Ukip leader Nigel Farage says defections are an important step
Ukip leader Nigel Farage says defections are an important step

Two former Conservative peers are expected to defect to the UK Independence Party (Ukip) today, giving the group its first foothold in parliament.

Lord Pearson of Rannoch and Lord Willoughby de Broke were Tory peers but had the whip withdrawn in 2004 for helping Ukip, and have been sitting as independents. They now hope to persuade others to defect to a new Ukip grouping in the House of Lords.

Party leader Nigel Farage welcome the move as an "important step" in Ukip's development - although the party did well in the 2004 European elections, and has ten MEPs, it has failed to translate that success into parliament.
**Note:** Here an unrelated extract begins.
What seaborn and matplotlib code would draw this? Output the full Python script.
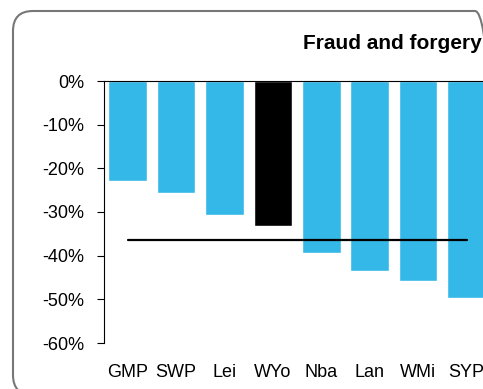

"To have a foothold in Westminster will make quite a difference. It means we have a voice inside the Westminster village, which has been badly needed. It will also help us raise money," he said.


The defections are a major blow to David Cameron, the Conservative leader who has been forcing his party towards the political centre ground for the past year, to the outrage of many more traditional members.

Lord Pearson, chairman of PWS insurance broker, told The Times that he was turning to Ukip because he had given up hope of a Eurosceptic Tory party.

Mr Cameron made noises in that direction early in his leadership, with the pledge to change the Tories' grouping in the European parliament, but has since backed off. He has dismissed Ukip as a party full of "fruitcakes and loonies and closet racists, really".

Lord Pearson said: "We've really given up hope that under its present leadership the Conservative party will be appropriately Eurosceptic by the next election. Under David Cameron, the leadership has become a lot more Europhile even than it was under Michael Howard."

Lord Willoughby de Broke added: "This country's best interests are served outside the European Union, and Ukip is the only party campaigning for that. Some will say we have let the Conservative party down, but the party has let us down, and the country down."

Reports suggest Ukip finally managed to woo the two peers after pledging to abandon its policy of fielding candidates against the Tories, even when the latters' candidates were proven Eurosceptics. This should improve the party's standing among Conservatives.

The defections are only the latest to hit Mr Cameron - last month, the former chairman of William Hague's constituency, Toby Horton, and approved Tory candidate Mark Hudson, left the Conservatives to join Ukip.

However, the Eurosceptic party has been hit by troubles - last night its Plymouth branch closed down after the chairman and 11 others resigned to start a new grouping.